Question:
why was FORTRAN developed?
Max Powers
2010-12-17 06:48:56 UTC
why was FORTRAN developed?
Six answers:
Entirely of This World
2010-12-17 07:36:43 UTC
@ Frank Lynn - Me too.



I once had a lab assignment in thermodynamics where we were given a data acquisition's program in FORTRAN and told to debug it to read the results of a test. I threw up my hands and figured out how to read the data into Lotus 1-2-3. The results were the same.
Vincent G
2010-12-17 18:26:19 UTC
In the 1950's, any computation done on a computer was performed by programming in machine language, which was tedious and hard to follow (if you've ever seen an assembly language code, imagine it without the mnemonic, and you would have a good idea what it was like).

This was actually slowing down the development of code, and John Backus proposed that IBM allowed him to set up a team to search for an alternate approach, that of developing a program that would translate high level, readable instructions into assembly. The result of this initiative was the development of the first Fortran compiler, which proved good enough -- the resulting assembly was almost as efficient as if it had been directly coded by an expert using all the tricks in the book.



One note here, at the intention of anther answerer: the GOTO is NOT forbidden. Some do claim that is an ugly construct, and could lead to confusing code, which may be a point (well written, a code could be as decent using GOTO as using any other sturtured appraoch). But the bottom line is, at the machine level, in assembly/machine language, there are ONLY GOTO's (no WHILE, no REPEAT, no ELSE; all those instructions unroll to a bunch of GOTO's once compiled), so even the recommendation to avoid GOTO (the famous "GOTO considered harmful" by Edsger Dijkstra, which prompted a rebuttal called "'GOTO considered harmful'considered harmful", which escalated to at least two more layer of "considered harmful" encapsulation) cannot be taken as an absolute.
?
2010-12-17 14:55:12 UTC
A better question would be, "Why was any programing language developed?"



I learned Fortran many moons ago while in school and never used it again. We learned it to understand programming languages as the next logical step above machine language.
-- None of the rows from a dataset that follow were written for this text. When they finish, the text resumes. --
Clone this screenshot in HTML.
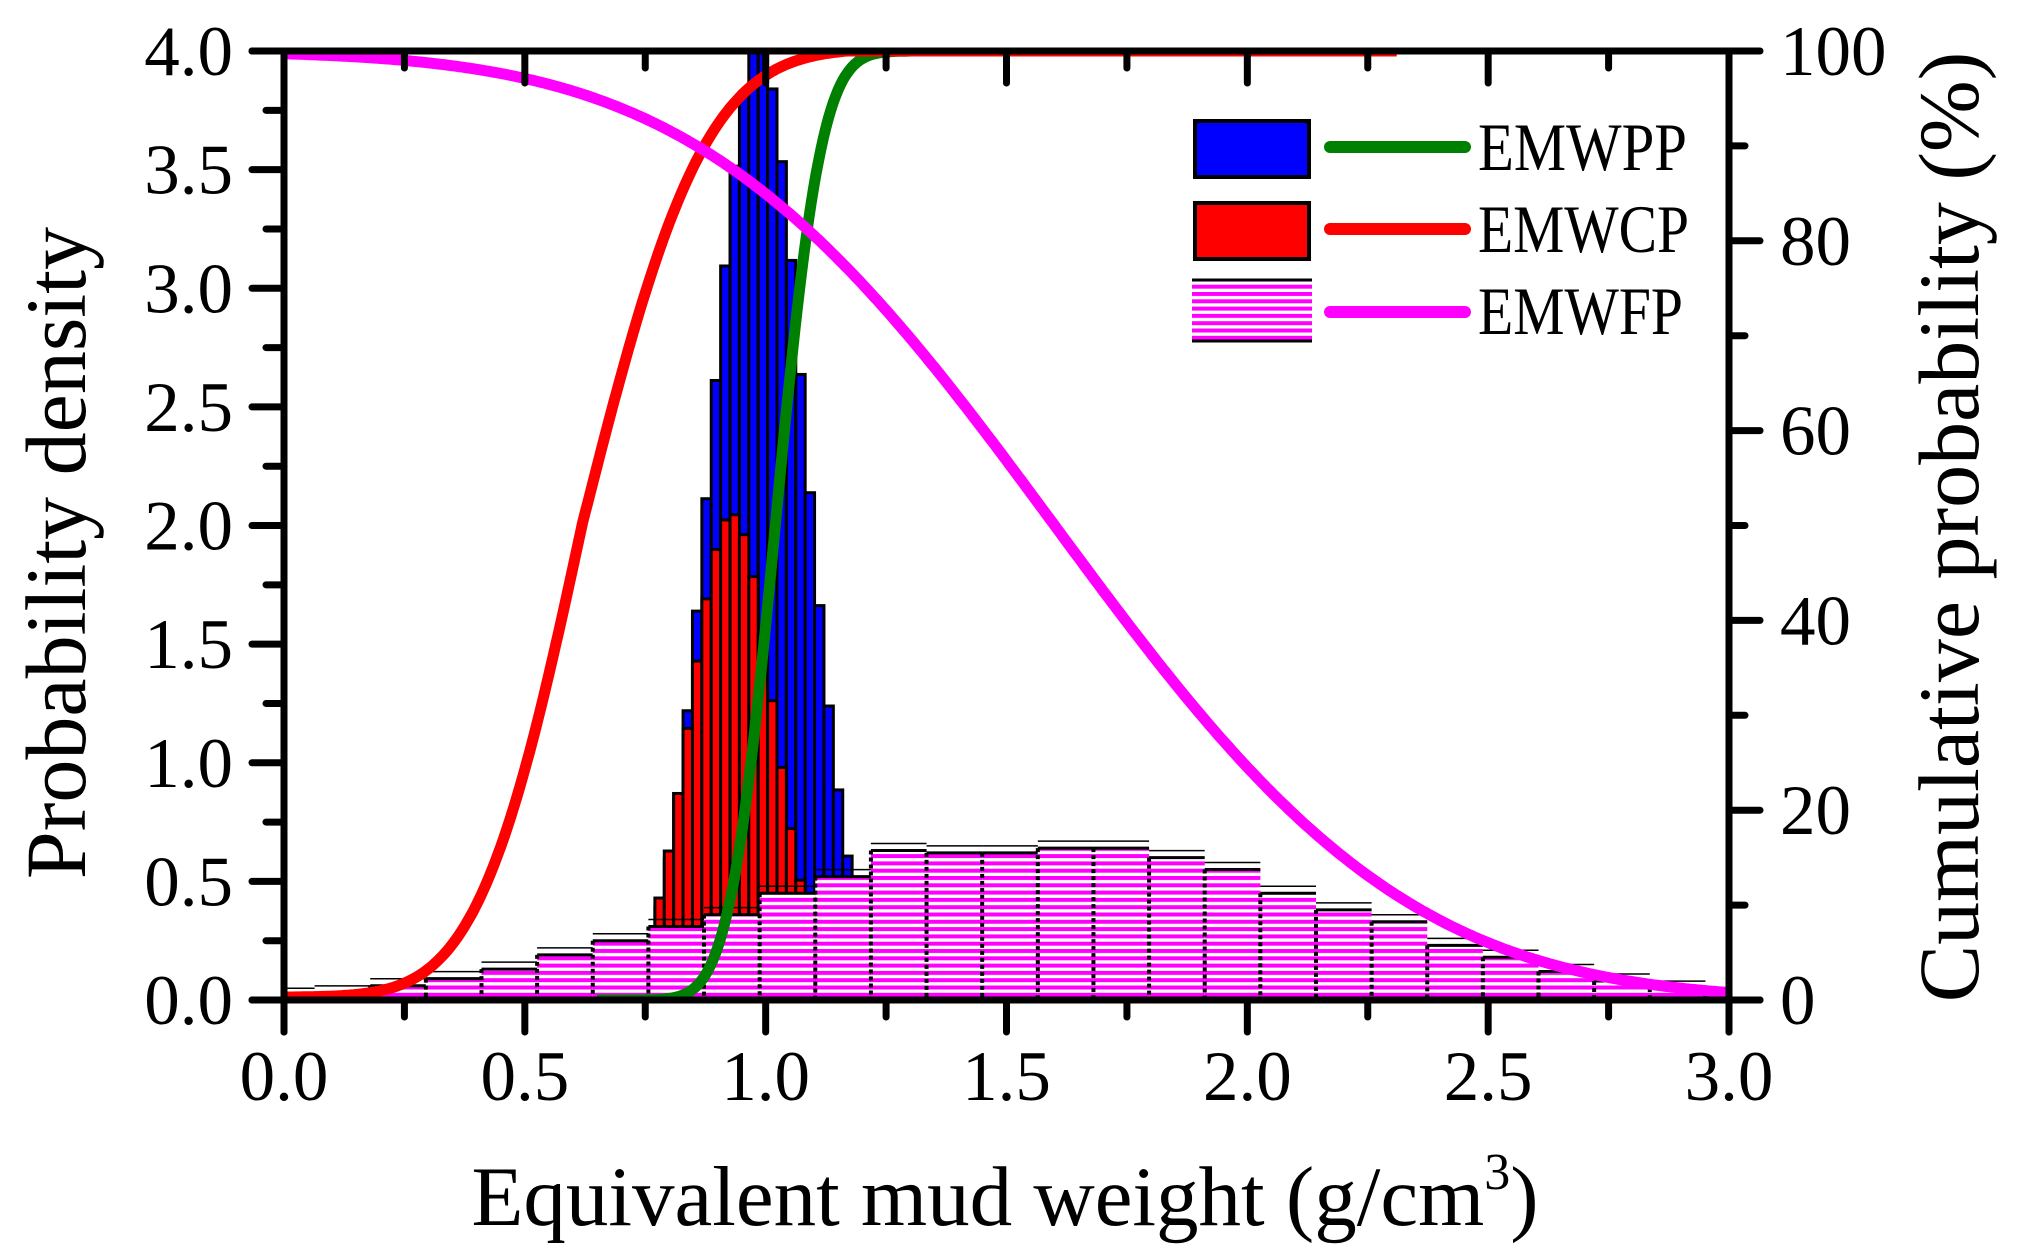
<!DOCTYPE html>
<html><head><meta charset="utf-8"><style>
html,body{margin:0;padding:0;background:#fff;}
svg{display:block;}
text{font-family:"Liberation Serif",serif;fill:#000;}
</style></head><body>
<svg id="s" width="2017" height="1258" viewBox="0 0 2017 1258" xmlns="http://www.w3.org/2000/svg">
<defs>
<pattern id="pk" patternUnits="userSpaceOnUse" width="20" height="7.3">
<rect x="0" y="0" width="20" height="7.3" fill="#fff"/>
<rect x="0" y="0" width="20" height="4" fill="#ff00ff"/>
</pattern>
<clipPath id="cp"><rect x="284" y="51" width="1445" height="949"/></clipPath>
</defs>
<g id="bars" clip-path="url(#cp)"></g>
<g id="lines" clip-path="url(#cp)" fill="none" stroke-width="11" stroke-linejoin="round"></g>
<g id="axes" stroke="#000" stroke-width="7" stroke-linecap="round"></g>
<g id="lab" font-size="71"></g>
<text x="1005" y="1225" font-size="85" text-anchor="middle">Equivalent mud weight (g/cm<tspan font-size="52" dy="-36">3</tspan><tspan dy="36">)</tspan></text>
<text transform="translate(85,553) rotate(-90)" font-size="86" text-anchor="middle">Probability density</text>
<text transform="translate(1978,527) rotate(-90)" font-size="86" text-anchor="middle">Cumulative probability (%)</text>
<g id="leg">
<rect x="1195" y="121" width="114" height="56" fill="#0000ff" stroke="#000" stroke-width="4"/>
<rect x="1195" y="203" width="114" height="56" fill="#ff0000" stroke="#000" stroke-width="4"/>
<rect x="1192" y="280" width="120" height="60" fill="url(#pk)"/>
<line x1="1192" y1="280" x2="1312" y2="280" stroke="#000" stroke-width="3"/>
<line x1="1192" y1="341" x2="1312" y2="341" stroke="#000" stroke-width="3"/>
<line x1="1330" y1="147" x2="1465" y2="147" stroke="#008000" stroke-width="12" stroke-linecap="round"/>
<line x1="1330" y1="229" x2="1465" y2="229" stroke="#ff0000" stroke-width="12" stroke-linecap="round"/>
<line x1="1330" y1="312" x2="1465" y2="312" stroke="#ff00ff" stroke-width="12" stroke-linecap="round"/>
<text x="1478" y="170" font-size="68" textLength="209" lengthAdjust="spacingAndGlyphs">EMWPP</text>
<text x="1478" y="252" font-size="68" textLength="211" lengthAdjust="spacingAndGlyphs">EMWCP</text>
<text x="1478" y="334" font-size="68" textLength="205" lengthAdjust="spacingAndGlyphs">EMWFP</text>
</g>
</svg>
<script>
(function(){
var NS="http://www.w3.org/2000/svg";
var X=function(v){return 284+v*481.67;}, Y=function(d){return 1000-d*237.25;}, YP=function(p){return 1000-p*9.49;};
function el(p,t,a){var e=document.createElementNS(NS,t);for(var k in a)e.setAttribute(k,a[k]);p.appendChild(e);return e;}
var bars=document.getElementById('bars'), lines=document.getElementById('lines'), axes=document.getElementById('axes'), lab=document.getElementById('lab');
var w=0.0195;
for(var x0=0.77;x0<1.24;x0+=w){var c=x0+w/2;var h=4.02*Math.exp(-Math.pow(c-0.985,2)/(2*0.095*0.095));if(h<0.02)continue;
el(bars,'rect',{x:X(x0),y:Y(h),width:w*481.67,height:Y(0)-Y(h),fill:'#0000ff',stroke:'#000','stroke-width':3});}
for(var x0=0.77;x0<1.17;x0+=w){var c=x0+w/2;var h=2.05*Math.exp(-Math.pow(c-0.93,2)/(2*0.085*0.085));
el(bars,'rect',{x:X(x0),y:Y(h),width:w*481.67,height:Y(0)-Y(h),fill:'#ff0000',stroke:'#000','stroke-width':3});}
var ph=[0.02,0.03,0.06,0.09,0.13,0.19,0.25,0.31,0.36,0.45,0.52,0.63,0.62,0.62,0.64,0.64,0.60,0.55,0.45,0.38,0.33,0.23,0.18,0.12,0.08,0.05,0.02];
var pw=0.1155,s0=-0.052;
for(var i=0;i<ph.length;i++){var a=s0+i*pw;var h=ph[i];
el(bars,'rect',{x:X(a),y:Y(h),width:pw*481.67,height:Y(0)-Y(h),fill:'url(#pk)'});
el(bars,'line',{x1:X(a),y1:Y(h),x2:X(a+pw),y2:Y(h),stroke:'#000','stroke-width':3});
el(bars,'line',{x1:X(a),y1:Y(h)-7,x2:X(a+pw),y2:Y(h)-7,stroke:'#000','stroke-width':1.5});
el(bars,'line',{x1:X(a),y1:Y(h),x2:X(a),y2:1000,stroke:'#000','stroke-width':4,'stroke-dasharray':'4 3'});}
function erf(x){var t=1/(1+0.3275911*Math.abs(x));var y=1-(((((1.061405429*t-1.453152027)*t)+1.421413741)*t-0.284496736)*t+0.254829592)*t*Math.exp(-x*x);return x>=0?y:-y;}
function Phi(z){return 0.5*(1+erf(z/Math.SQRT2));}
function path(f,a,b,col){var d='';for(var v=a;v<=b+1e-9;v+=0.005){d+=(d?'L':'M')+X(v).toFixed(1)+','+YP(f(v)).toFixed(1);}el(lines,'path',{d:d,stroke:col});}
path(function(v){return 100*Phi((v-1.02)/0.075);},0.65,1.3,'#008000');
path(function(v){var s=v<0.62?0.17:0.2;return Math.min(100,100*Phi((v-0.62)/s)+0.3);},0,2.31,'#ff0000');
path(function(v){return 100*(1-Phi((v-1.6)/0.58));},0,3,'#ff00ff');
el(axes,'line',{x1:284,y1:51,x2:284,y2:1032});
el(axes,'line',{x1:252,y1:1000,x2:1760,y2:1000});
el(axes,'line',{x1:252,y1:51,x2:1729,y2:51});
el(axes,'line',{x1:1729,y1:51,x2:1729,y2:1032});
for(var i=0;i<=8;i++){var y=Y(i*0.5);el(axes,'line',{x1:252,y1:y,x2:284,y2:y});if(i<8)el(axes,'line',{x1:266,y1:Y(i*0.5+0.25),x2:284,y2:Y(i*0.5+0.25)});
var t=el(lab,'text',{x:233,y:y+24,'text-anchor':'end'});t.textContent=(i*0.5).toFixed(1);}
for(var i=0;i<=6;i++){var x=X(i*0.5);el(axes,'line',{x1:x,y1:1000,x2:x,y2:1032});el(axes,'line',{x1:x,y1:51,x2:x,y2:83});
if(i<6){var xm=X(i*0.5+0.25);el(axes,'line',{x1:xm,y1:1000,x2:xm,y2:1017});el(axes,'line',{x1:xm,y1:51,x2:xm,y2:68});}
var t=el(lab,'text',{x:x,y:1100,'text-anchor':'middle'});t.textContent=(i*0.5).toFixed(1);}
for(var i=0;i<=10;i++){var y=YP(i*10);el(axes,'line',{x1:1729,y1:y,x2:i%2==0?1760:1745,y2:y});
if(i%2==0){var t=el(lab,'text',{x:1780,y:y+24});t.textContent=String(i*10);}}
})();
</script>
</body></html>
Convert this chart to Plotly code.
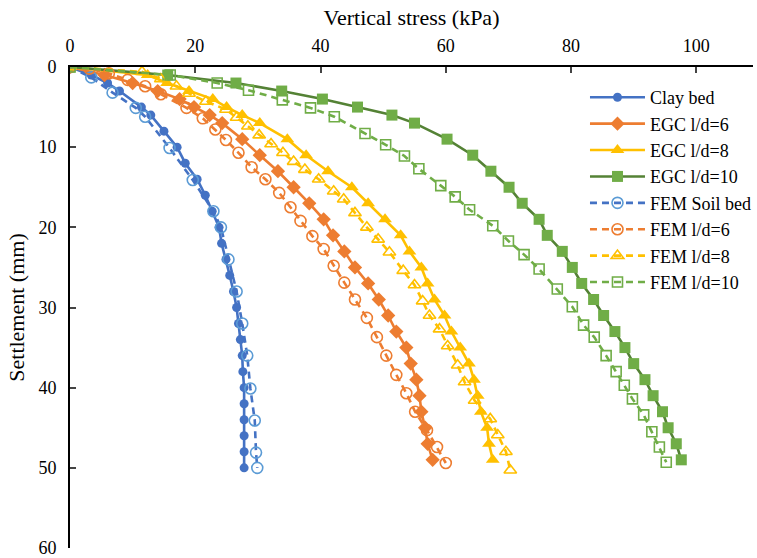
import plotly.graph_objects as go

# ---------------- data ----------------
clay_y = [0, 1, 2, 3, 5, 6, 8, 10, 12, 14, 16, 18, 20, 22, 24, 26, 28, 30, 32, 34, 36, 38, 40, 42, 44, 46, 48, 50]
clay_x = [0, 3.4, 6.0, 7.9, 11.4, 12.9, 15.0, 17.1, 18.4, 20.3, 21.6, 22.7, 23.8, 24.2, 24.9, 25.5, 26.1, 26.6,
          26.9, 27.2, 27.5, 27.6, 27.8, 27.8, 27.8, 27.8, 27.8, 27.8]

egc6_y = [0, 1, 2, 3, 4, 5, 6, 7, 9, 11, 13, 15, 17, 19, 21, 23, 25, 27, 29, 31, 33, 35, 37, 39, 41, 43, 45, 47, 49]
egc6_x = [0, 5.5, 10.0, 14.0, 17.5, 19.8, 22.3, 24.3, 27.5, 30.3, 33.2, 35.7, 38.2, 40.5, 42.0, 43.8, 45.5, 47.6,
          49.3, 50.8, 52.1, 53.7, 54.4, 55.3, 55.8, 56.1, 56.7, 57.1, 57.9]

egc8_y = [0, 1, 2, 3, 4, 5, 6, 7, 9, 11, 13, 15, 17, 19, 21, 23, 25, 27, 29, 31, 33, 35, 37, 39, 41, 43, 45, 47, 49]
egc8_x = [0, 12.4, 15.5, 19.0, 22.8, 25.0, 27.5, 30.3, 34.7, 37.7, 41.2, 45.0, 47.6, 50.3, 52.8, 54.2, 56.1, 57.1,
          58.2, 59.8, 60.9, 62.3, 63.7, 64.5, 65.1, 65.6, 66.6, 66.9, 67.5]

egc10_y = [0, 1, 2, 3, 4, 5, 6, 7, 9, 11, 13, 15, 17, 19, 21, 23, 25, 27, 29, 31, 33, 35, 37, 39, 41, 43, 45, 47, 49]
egc10_x = [0, 15.6, 26.5, 33.8, 40.3, 45.9, 51.4, 55.0, 60.2, 64.3, 67.2, 70.1, 72.2, 74.9, 76.2, 78.6, 80.2, 81.7,
           83.6, 85.2, 87.0, 88.6, 90.0, 91.8, 93.1, 94.6, 95.5, 96.8, 97.6]

fem_soil_y = [0, 1.3, 3.2, 5.1, 6.2, 10.1, 14.1, 18.0, 20.0, 24.0, 28.0, 32.0, 36.0, 40.1, 44.1, 48.1, 50.0]
fem_soil_x = [0, 3.4, 6.8, 10.5, 12.0, 15.9, 19.6, 22.9, 24.1, 25.3, 26.6, 27.5, 28.3, 28.8, 29.5, 29.7, 29.9]

fem6_y = [0, 0.2, 0.8, 1.6, 2.4, 3.4, 5.1, 6.4, 7.8, 9.1, 10.7, 12.5, 14.0, 15.7, 17.5, 19.2, 21.1, 22.7, 24.8,
          26.9, 29.0, 31.3, 33.7, 36.0, 38.4, 40.7, 43.0, 45.3, 47.4, 49.4]
fem6_x = [0, 3.1, 6.2, 9.2, 12.0, 14.5, 18.6, 21.2, 23.2, 24.9, 26.9, 29.0, 31.2, 33.4, 35.2, 36.8, 38.7, 40.5,
          42.1, 43.8, 45.5, 47.4, 49.0, 50.5, 52.1, 53.7, 55.1, 57.0, 58.6, 60.0]

fem8_y = [0, 0.6, 1.5, 2.4, 3.3, 4.3, 5.3, 6.3, 7.4, 8.5, 9.6, 10.7, 11.8, 12.8, 14.0, 15.5, 16.5, 18.2, 20.0,
          21.5, 23.1, 25.4, 27.2, 29.2, 31.0, 32.7, 34.8, 37.2, 39.3, 41.6, 43.9, 45.9, 48.0, 50.3]
fem8_x = [0, 11.5, 14.5, 17.0, 19.0, 21.7, 24.9, 26.6, 28.4, 30.2, 32.1, 34.0, 35.7, 37.5, 39.7, 42.1, 43.7, 45.5,
          47.4, 49.2, 51.0, 53.2, 55.0, 56.3, 57.4, 59.0, 60.3, 61.9, 63.0, 64.6, 67.1, 68.3, 69.6, 70.3]

fem10_y = [0, 1.0, 2.0, 2.9, 4.1, 5.1, 6.2, 8.3, 9.7, 11.1, 12.7, 14.8, 16.2, 17.8, 19.8, 21.7, 23.4, 25.2, 27.7,
           29.9, 32.2, 33.7, 36.0, 38.0, 39.7, 41.4, 43.4, 45.5, 47.4, 49.3]
fem10_x = [0, 16.0, 23.5, 28.5, 33.9, 38.4, 42.2, 47.1, 50.4, 53.4, 55.7, 59.2, 61.5, 63.8, 67.5, 70.0, 72.5, 74.9,
           77.8, 80.2, 82.0, 83.7, 85.6, 87.2, 88.5, 89.8, 91.6, 92.9, 94.1, 95.2]

x_ticks = [0, 20, 40, 60, 80, 100]
y_ticks = [0, 10, 20, 30, 40, 50, 60]

# ---------------- figure ----------------
FONT = "Liberation Serif"
fig = go.Figure()


def add(name, x, y, line_color, marker_color, symbol, size, dash="solid", open_marker=False):
    marker = dict(symbol=symbol, size=size, color=marker_color)
    if open_marker:
        marker["line"] = dict(color=marker_color, width=1.6)
    else:
        marker["line"] = dict(color=marker_color, width=0)
    fig.add_trace(go.Scatter(
        x=x, y=y, name=name, mode="lines+markers",
        line=dict(color=line_color, width=2.6, dash=dash),
        marker=marker,
    ))


DASH = "7px,5px"
add("Clay bed", clay_x, clay_y, "#4472C4", "#4472C4", "circle", 9)
add("EGC l/d=6", egc6_x, egc6_y, "#ED7D31", "#ED7D31", "diamond", 11)
add("EGC l/d=8", egc8_x, egc8_y, "#FFC000", "#FFC000", "triangle-up", 12)
add("EGC l/d=10", egc10_x, egc10_y, "#548235", "#70AD47", "square", 11)
add("FEM Soil bed", fem_soil_x, fem_soil_y, "#4472C4", "#5B9BD5", "circle-open", 11, dash=DASH, open_marker=True)
add("FEM l/d=6", fem6_x, fem6_y, "#ED7D31", "#ED7D31", "circle-open", 11, dash=DASH, open_marker=True)
add("FEM l/d=8", fem8_x, fem8_y, "#FFC000", "#FFC000", "triangle-up-open", 11, dash=DASH, open_marker=True)
add("FEM l/d=10", fem10_x, fem10_y, "#70AD47", "#70AD47", "square-open", 10, dash=DASH, open_marker=True)

fig.update_layout(
    width=757, height=558,
    margin=dict(l=70, r=0, t=67, b=8),
    paper_bgcolor="white", plot_bgcolor="white",
    font=dict(family=FONT, size=18, color="black"),
    showlegend=True,
    legend=dict(x=0.754, y=0.975, xanchor="left", yanchor="top",
                font=dict(family=FONT, size=18, color="black"),
                bgcolor="rgba(255,255,255,0)", itemwidth=55,
                traceorder="normal"),
    xaxis=dict(
        side="top", range=[0, 109.05], tickvals=x_ticks, ticks="inside", ticklen=6,
        tickwidth=1.5, showline=True, linecolor="black", linewidth=2, showgrid=False,
        zeroline=False, mirror=False, ticklabelstandoff=6, ticklabeloverflow="allow",
        title=dict(text="Vertical stress (kPa)", standoff=4, font=dict(family=FONT, size=22)),
        tickfont=dict(family=FONT, size=18),
    ),
    yaxis=dict(
        range=[60, 0], tickvals=y_ticks, ticks="inside", ticklen=6, tickwidth=1.5,
        showline=True, linecolor="black", linewidth=2, showgrid=False, zeroline=False,
        ticklabelstandoff=8, ticklabeloverflow="allow",
        title=dict(text="Settlement (mm)", standoff=8, font=dict(family=FONT, size=22)),
        tickfont=dict(family=FONT, size=18),
    ),
)

fig.write_html("out.html")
That was right about the time desk top PC's came about. Now, we wonder why we have Fortran, basic, Cobol, etc.



Oh, back to your answer. Programming languages were developed to make instruction sets to a computer more word like and not just ones and zeros, or hexadecimal, or BCD code.
?
2010-12-17 15:12:30 UTC
Fortran was the first generation programing language written in English Programing Instruction rather than using difficulty Machine Language. It was consider an user friendly computer language in those old days. Its famous GO TO instruction made each program package became difficult to understand among

programmers.Therefore, later on GO TO instruction was prohibit.
Fred Osim
2010-12-17 19:24:14 UTC
assembler for machine language



visual basic for interactive programming,



all computer compilers are written in assembler. assembler is a prime language. but assembler is difficult to understand as it is not in plain english. so the computer scientist write secondary compilers which is more understandable and easily read such as fortran and cobol by using assembler.



and scientists invent fortran and now visual fortran for batch jobs solving scientific problems and displace the results graphically.



cobol in more plain english for commercial problems so the programmer will make less mistakes especially for banks, and people with less programming skills can read it too.



and c++ for secrecy and it's more close to a machine language so it's more efficient than fortran. and u can hide the subroutine in c++ so nobody can read the algorithm except the programmer.



autolisp for autocad.



now, they have java, html for internet.
J. Milton
2010-12-17 14:50:19 UTC
FORTRAN stands for FORmula TRANslation and was developed for the transmutation and manipulation of scientific formulae within a digitalized framework.